Police probe death of Beetham newborn

The content originally appeared on: Trinidad and Tobago Newsday

Baby Jerel Bains. –

A Beetham woman is mourning the loss of her six-week-old premature baby who was pronounced dead after being taken to hospital in the morning on June 13.

Shortly after 10 am on June 13, Akisha Bains and Jerome Williams took their son Jerel Bains to the neonatal intensive care unit (NICU) at the Port of Spain General Hospital (PoSGH).

Jerel was unresponsive and doctors tried to resuscitate him but were unsuccessful.

The doctors saw bruises on his chest area and at around 7 pm that day, reported the baby’s death to the police.

Baby Jerel spent one month in hospital after he was born on May 4 and had been home with his family for two weeks.

He was sleeping next to his two other siblings and his mother at their Main Street, Beetham Gardens, home on June 13 at around 4 am when relatives heard someone call out to Williams.

They told the person he wasn’t home and only then did the person announce themselves as police.

Relatives say police told them they had a warrant for Williams arrest for outstanding child-maintenance payments and then accused them of lying about his whereabouts.

Relatives continued to maintain he was not at home but said police jumped the wall and entered the yard.

“I look out the window and see one of them lean up against the wall and another stand on his shoulder and jump over and unlock the gate for the rest of them,” Williams’s sister said.

Relatives said they told the police there were children in the house who were sleeping but said police accused them of trying to “cover” for Williams.

Bains had just finished feeding Jerel and putting him back to sleep as she was trying to maintain the feeding schedule he had at the hospital.

She was still awake and went outside to see what the commotion was about.

By then, relatives said police had entered the house and began searching for Williams.

Williams’s sister stood by the bedroom door as an officer searched the room in which Jerel was sleeping.

Akisha Bains. –

The police left around 5 am and Bains said she went back to sleep.

She awoke a few hours later and got her older son ready and walked him to school.

Upon returning home, she tried to wake Jerel to feed him but he was unresponsive.

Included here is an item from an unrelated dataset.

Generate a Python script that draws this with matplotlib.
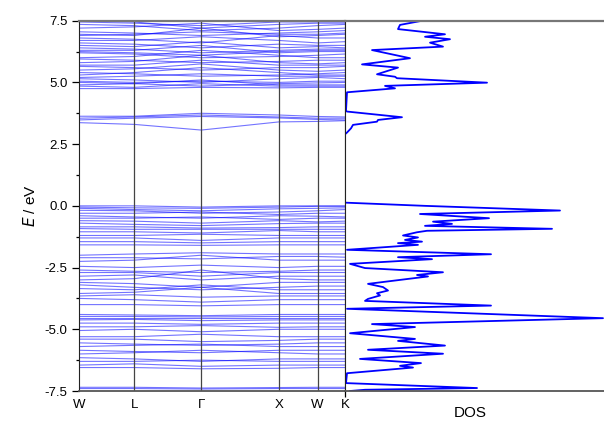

His limbs felt cold and when Bains saw dried blood near his nose, she raised an alarm.

She said Williams tried to perform CPR on the baby on the way to the hospital but doctors said he was dead by the time they arrived.

Bains said the CPR caused the bruises on the baby’s chest.

She said she was distraught as her son, although premature, was perfectly healthy before he died.

“He went for his check-up just last Friday and he was fine and there were no issues. He was putting on weight and everything was good. I had no sign to say that something was going wrong with him.”

She said she hoped for answers in her baby’s death but said she was told she would have to wait up to six weeks for the autopsy results.

Bains said, in the meantime, the family intended to file a complaint with the Police Complaints Authority (PCA) over concerns about the search.

“The police does come in here and do a lot of unfair to things to people and, to be honest, nothing does really come out of it.”

PCA head David West told Newsday he was unaware of the incident but offered his condolences and encouraged Bains and Williams to reach out to the PCA so a preliminary investigation can be launched.

A senior police official in the Port of Spain Division said any misconduct by the police during the search can only be considered after the baby’s autopsy results.

Asked to comment on the incident, Police Social and Welfare head Gideon Dickson said the family’s version of events raised some “red flags” in his mind.

“The Ts must be crossed and the Is must be dotted because based on the version of events I have heard, some of what (the family) is saying is against standard TTPS (TT Police Service) operating procedure.”

Bains said she would be spending some time with relatives as she could not sleep at home.

While she spoke she had tears in her eyes and they ran down her face as she tried to blink them away.

“I can’t sleep in that bed. I really can’t. I have to go by somebody else to stay because it’s hurting me.”

“I just studying the fact that my baby not here anymore”

Asked if she planned to access counselling, Bains said she was unsure.

“I don’t think it have anything they could tell me to make me feel better, because they can’t bring back my baby!”